- TASK STATEMENT -
In the material below, the lines containing the word "matplotlib" are required; copy each of them.

- GIVEN DATA -
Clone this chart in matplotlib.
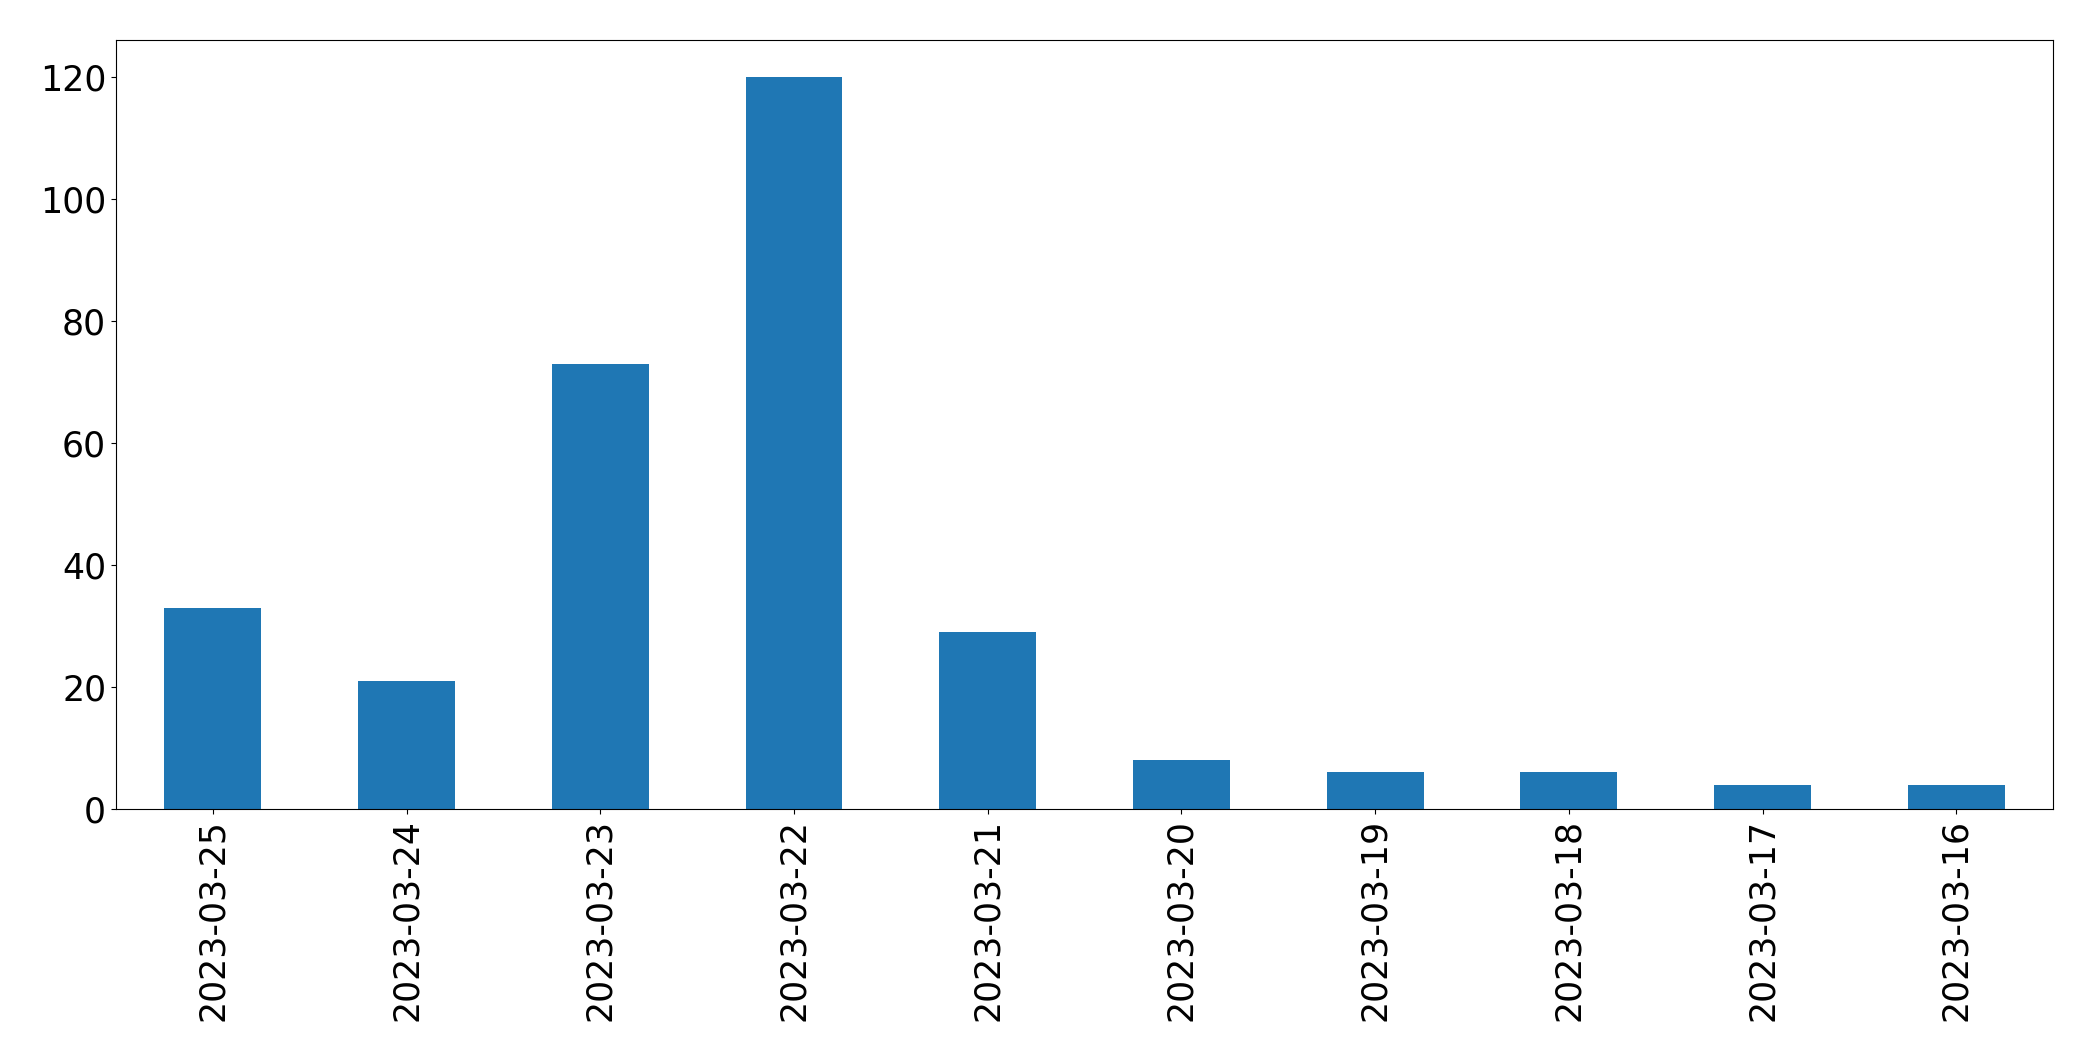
import matplotlib
matplotlib.use("Agg")
import matplotlib.pyplot as plt
import numpy as np

dates = ["2023-03-25", "2023-03-24", "2023-03-23", "2023-03-22", "2023-03-21",
         "2023-03-20", "2023-03-19", "2023-03-18", "2023-03-17", "2023-03-16"]
counts = [33, 21, 73, 120, 29, 8, 6, 6, 4, 4]

fig, ax = plt.subplots(figsize=(20.93, 10.61), dpi=100)
x = np.arange(len(dates))
ax.bar(x, counts, width=0.5, color="#1f77b4")
ax.set_xticks(x)
ax.set_xticklabels(dates, rotation=90)
ax.set_xlim(-0.5, len(dates) - 0.5)
ax.set_ylim(0, 126)
ax.tick_params(axis="both", labelsize=25)
fig.subplots_adjust(left=0.0554, right=0.981, top=0.962, bottom=0.2375)
fig.savefig("out.png", dpi=100)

- EXERCISE OUTPUT -
Clone this chart in matplotlib.
import matplotlib
matplotlib.use("Agg")
import matplotlib.pyplot as plt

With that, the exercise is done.